Friday, February 2, 2007

The stitch and the needle it rode in on

Left and right needles of a different size
If you've ever knitted even one stitch, you know that the size of the needle determines the size of the stitch. Bigger needles make bigger stitches, smaller needles make smaller stitches. That's why needle size matters.

What may not be so obvious, however, is that once you've knitted the stitch, that stitch will not change shape or size, even if you later manipulate it using a different size needle.

click picture

In the photo above, the left needle is smaller than the right needle. But because the stitches were made with the right needle, a smaller left needle won't affect the gauge or the tension.

Here are three real-world examples.

1. Suppose you are a dreadfully tight knitter. No matter how you try, you cannot relax your tension. The stitches are hard to push around. Knitting exhausts you.

For circular knitting, at least, you can solve this problem without brandy.

Buy an interchangeable knitting needle kit--a packet of interchangeable tips which fit on a series of cables of all sorts. Screw the tip you need for your gauge onto one side of the cable. Holding this tip in your right hand, use it to knit-- to create the loops which become the "new stitches." Screw a much smaller gauge needle onto the other side of your cable. Holding this smaller tip with your left hand, use it to feed the "old stitches."

Because the left "holding" needle is so much smaller than the right "creating" needle, the stitches will easily slide around, and your tight tension will be at least half-tamed. This trick works because, once you've created the stitches using the right needle (the one at the proper size for your gauge), you cannot change the size of those stitches by knitting them off a smaller left needle.

2. Another example: Suppose you've made a mess on a complicated knitted fabric of some kind--a lace scarf for example. You now want to rip back to some point before you made your mistake. You would locate a plain row, and without ripping back anything for the moment, you'd pick up the stitches of that row on the very thinnest needle you can find. Once those stitches are safely on the very thin needle, remove the needle used to knit the lace, and rip the lace back, past the mistake, to where the plain row is impaled on the thin needle.

Once you've ripped back and have the stitches of the plain row sitting there, you can knit those stitches right off the thin needle--no need to transfer those stitches onto a larger needle. As long as the needle doing the knitting is the needle size used to create the lace in the first place, the size of the "holding needle" will not change the size of the stitches.
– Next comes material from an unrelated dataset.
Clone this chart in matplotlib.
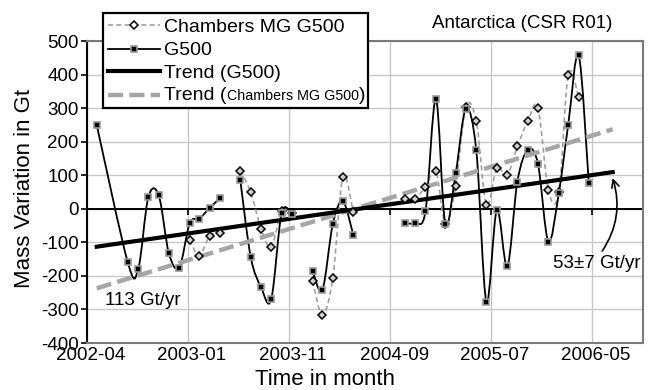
import matplotlib
matplotlib.use('Agg')
import matplotlib.pyplot as plt
import matplotlib.dates as mdates
from matplotlib.path import Path
from matplotlib.patches import PathPatch, Rectangle
from matplotlib.lines import Line2D
from matplotlib.markers import TICKDOWN
from matplotlib.transforms import ScaledTranslation
import numpy as np
import pandas as pd

plt.rcParams['font.family'] = ['Liberation Sans', 'DejaVu Sans']
plt.rcParams['axes.unicode_minus'] = False

# Monthly mass variation (Gt); None breaks the line
g500_months = ['2002-04', '2002-07', '2002-08', '2002-09', '2002-10', '2002-11', '2002-12',
               '2003-01', '2003-02', '2003-03', '2003-04', '2003-05',
               '2003-06', '2003-07', '2003-08', '2003-09', '2003-10', '2003-11', '2003-12',
               '2004-01', '2004-02', '2004-03', '2004-04', '2004-05', '2004-06',
               '2004-10', '2004-11', '2004-12', '2005-01', '2005-02', '2005-03', '2005-04',
               '2005-05', '2005-06', '2005-07', '2005-08', '2005-09', '2005-10', '2005-11',
               '2005-12', '2006-01', '2006-02', '2006-03', '2006-04']
g500_values = [249, -159, -180, 34, 40, -132, -175,
               -43, -30, 2, 31, None,
               87, -143, -234, -270, -13, -16, None,
               -185, -242, -45, 22, -79, None,
               -42, -42, -8, 327, -45, 107, 298,
               174, -277, -3, -172, 81, 176, 134,
               -98, 47, 251, 458, 77]

chambers_months = ['2003-01', '2003-02', '2003-03', '2003-04', '2003-05',
                   '2003-06', '2003-07', '2003-08', '2003-09', '2003-10', '2003-11', '2003-12',
                   '2004-01', '2004-02', '2004-03', '2004-04', '2004-05', '2004-06',
                   '2004-10', '2004-11', '2004-12', '2005-01', '2005-02', '2005-03', '2005-04',
                   '2005-05', '2005-06', '2005-07', '2005-08', '2005-09', '2005-10', '2005-11',
                   '2005-12', '2006-01', '2006-02', '2006-03']
chambers_values = [-93, -140, -82, -71, None,
                   114, 50, -60, -114, -8, -13, None,
                   -215, -317, -205, 96, -11, None,
                   29, 30, 65, 112, -44, 69, 302,
                   261, 12, 121, 101, 186, 261, 301,
                   55, 49, 400, 332]

# Linear trends: start value (Gt) and rate (Gt/yr) over the trend span
trend_span = ['2002-04-30', '2006-07-10']
g500_trend_start, g500_rate = -113, 53
chambers_trend_start, chambers_rate = -237, 113

axis_start = '2002-04-01'
tick_step_days = 300


def month_end(m):
    return mdates.date2num(pd.Period(m, 'M').to_timestamp(how='end').normalize())


def segments(months, values):
    segs, cur = [], []
    for m, v in zip(months, values):
        if v is None:
            if cur:
                segs.append(cur)
            cur = []
        else:
            cur.append((month_end(m), v))
    if cur:
        segs.append(cur)
    return [np.array(s, dtype=float) for s in segs]


def smooth_path(pts):
    # Catmull-Rom through the points, written as cubic Bezier pieces
    verts = [tuple(pts[0])]
    codes = [Path.MOVETO]
    n = len(pts)
    for i in range(n - 1):
        p0 = pts[max(i - 1, 0)]
        p1 = pts[i]
        p2 = pts[i + 1]
        p3 = pts[min(i + 2, n - 1)]
        c1 = p1 + (p2 - p0) / 6.0
        c2 = p2 - (p3 - p1) / 6.0
        verts += [tuple(c1), tuple(c2), tuple(p2)]
        codes += [Path.CURVE4] * 3
    return Path(verts, codes)


W, H = 650, 390
fig = plt.figure(figsize=(W / 100, H / 100), dpi=100)
ax = fig.add_axes([87 / W, 1 - 343 / H, (643 - 87) / W, (343 - 41) / H])

x0 = mdates.date2num(pd.Timestamp(axis_start))
ax.set_xlim(x0, x0 + 1651)
ax.set_ylim(-400, 500)
ax.set_yticks(np.arange(-400, 501, 100))
xticks = [x0 + tick_step_days * k for k in range(6)]
ax.set_xticks(xticks)
ax.xaxis.set_major_formatter(mdates.DateFormatter('%Y-%m'))

ax.grid(True, color='#c8c8c8', lw=1.0, zorder=0)
ax.set_axisbelow(True)
for side in ['top', 'right', 'bottom']:
    ax.spines[side].set_color('#7a7a7a')
    ax.spines[side].set_linewidth(1.5)
ax.spines['left'].set_color('black')
ax.spines['left'].set_linewidth(1.5)
ax.tick_params(axis='y', length=4, width=1.2, pad=2, labelsize=13.5, color='black')
ax.tick_params(axis='x', length=0, pad=3, labelsize=13.5)
for lab in ax.get_xticklabels():
    lab.set_transform(lab.get_transform() + ScaledTranslation(4 / 100, 0, fig.dpi_scale_trans))

# horizontal axis crossing at zero, with its tick marks
ax.axhline(0, color='black', lw=1.4, zorder=1.5)
ax.plot(xticks, [0] * len(xticks), ls='none', marker=TICKDOWN, ms=4, mew=1.2,
        color='black', zorder=1.5)

# Chambers MG G500 series
for seg in segments(chambers_months, chambers_values):
    ax.add_patch(PathPatch(smooth_path(seg), fc='none', ec='#a0a0a0', lw=1.2,
                           ls=(0, (3, 2)), zorder=2))
for seg in segments(chambers_months, chambers_values):
    ax.plot(seg[:, 0], seg[:, 1], ls='none', marker='D', ms=4, mfc='#d0d0d0',
            mec='black', mew=1.1, zorder=4)

# G500 series
for seg in segments(g500_months, g500_values):
    ax.add_patch(PathPatch(smooth_path(seg), fc='none', ec='black', lw=1.3, zorder=2.5))
for seg in segments(g500_months, g500_values):
    ax.plot(seg[:, 0], seg[:, 1], ls='none', marker='s', ms=4, mfc='black',
            mec='#9a9a9a', mew=1.2, zorder=4)

# trend lines
t0, t1 = [mdates.date2num(pd.Timestamp(d)) for d in trend_span]
years = (t1 - t0) / 365.25
g500_end = g500_trend_start + g500_rate * years
ch_end = chambers_trend_start + chambers_rate * years
ax.plot([t0, t1], [chambers_trend_start, ch_end], color='#a6a6a6', lw=3.2,
        dashes=(3.4, 1.4), solid_capstyle='butt', zorder=3)
ax.plot([t0, t1], [g500_trend_start, g500_end], color='black', lw=3.0, zorder=3)

fig.text(105 / W, 1 - 305 / H, f'{chambers_rate} Gt/yr', fontsize=13.5, va='baseline')
ax.annotate(f'{g500_rate}\u00b17 Gt/yr', xy=(t1, g500_end - 18), xycoords='data',
            xytext=(553, H - 268), textcoords='figure pixels', fontsize=13.5,
            ha='left', va='baseline',
            arrowprops=dict(arrowstyle='->', color='black', lw=1.2, relpos=(0.53, 1.0),
                            shrinkA=1, shrinkB=0, connectionstyle='arc3,rad=0.25'))

# title and axis titles
fig.text(612 / W, 1 - 28 / H, 'Antarctica (CSR R01)', fontsize=13.5, ha='right', va='baseline')
fig.text(24 / W, 1 - 188 / H, 'Mass Variation in Gt', fontsize=16, rotation=90,
         ha='center', va='center')
fig.text(325 / W, 1 - 385 / H, 'Time in month', fontsize=16, ha='center', va='baseline')


# legend, drawn in figure pixels
def fx(px):
    return px / W


def fy(py):
    return 1 - py / H


fig.add_artist(Rectangle((fx(103), fy(108)), fx(368) - fx(103), fy(13) - fy(108),
                         transform=fig.transFigure, fc='white', ec='black', lw=1.6, zorder=5))

legend_rows = [
    (25, 32, dict(color='#a0a0a0', lw=1.2, ls=(0, (3, 2))),
     dict(marker='D', ms=4, mfc='white', mec='black', mew=1.1), 'Chambers MG G500'),
    (49, 55, dict(color='black', lw=1.3),
     dict(marker='s', ms=4, mfc='black', mec='#9a9a9a', mew=1.2), 'G500'),
    (71, 77.5, dict(color='black', lw=3.0), None, 'Trend (G500)'),
    (95, 100, dict(color='#a6a6a6', lw=3.2, dashes=(3.4, 1.4), solid_capstyle='butt'), None, None),
]
for yl, yb, lstyle, mstyle, label in legend_rows:
    fig.add_artist(Line2D([fx(108), fx(160)], [fy(yl), fy(yl)], transform=fig.transFigure,
                          zorder=6, **lstyle))
    if mstyle:
        fig.add_artist(Line2D([fx(134)], [fy(yl)], transform=fig.transFigure, ls='none',
                              zorder=7, **mstyle))
    if label:
        fig.text(fx(164), fy(yb), label, fontsize=14, va='baseline', zorder=7)

renderer = fig.canvas.get_renderer()
xpos = fx(164)
for txt, size in [('Trend (', 14), ('Chambers MG G500', 10.3), (')', 14)]:
    t = fig.text(xpos, fy(100), txt, fontsize=size, va='baseline', zorder=7)
    bb = t.get_window_extent(renderer)
    xpos = bb.x1 / W

fig.savefig('out.png', dpi=100)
3. Final example: Stitch holders are a much smaller gauge than the actual needle used to produce the stitches being held. Most knitters transfer the stitches from the stitch holder back to a needle before knitting further. But there is no reason to go to all that trouble. If the design of your stitch holder allows, no harm will come to your gauge or tension if you knit the "held stitches" right off the stitch holder, as long as the needle doing the knitting is the correct gauge.

The moral of the story: In knitting, all the matters is the size of the needle DOING THE KNITTING (commonly, the right hand needle). The size of the holding needle (commonly, the left hand needle) DOES NOT MATTER.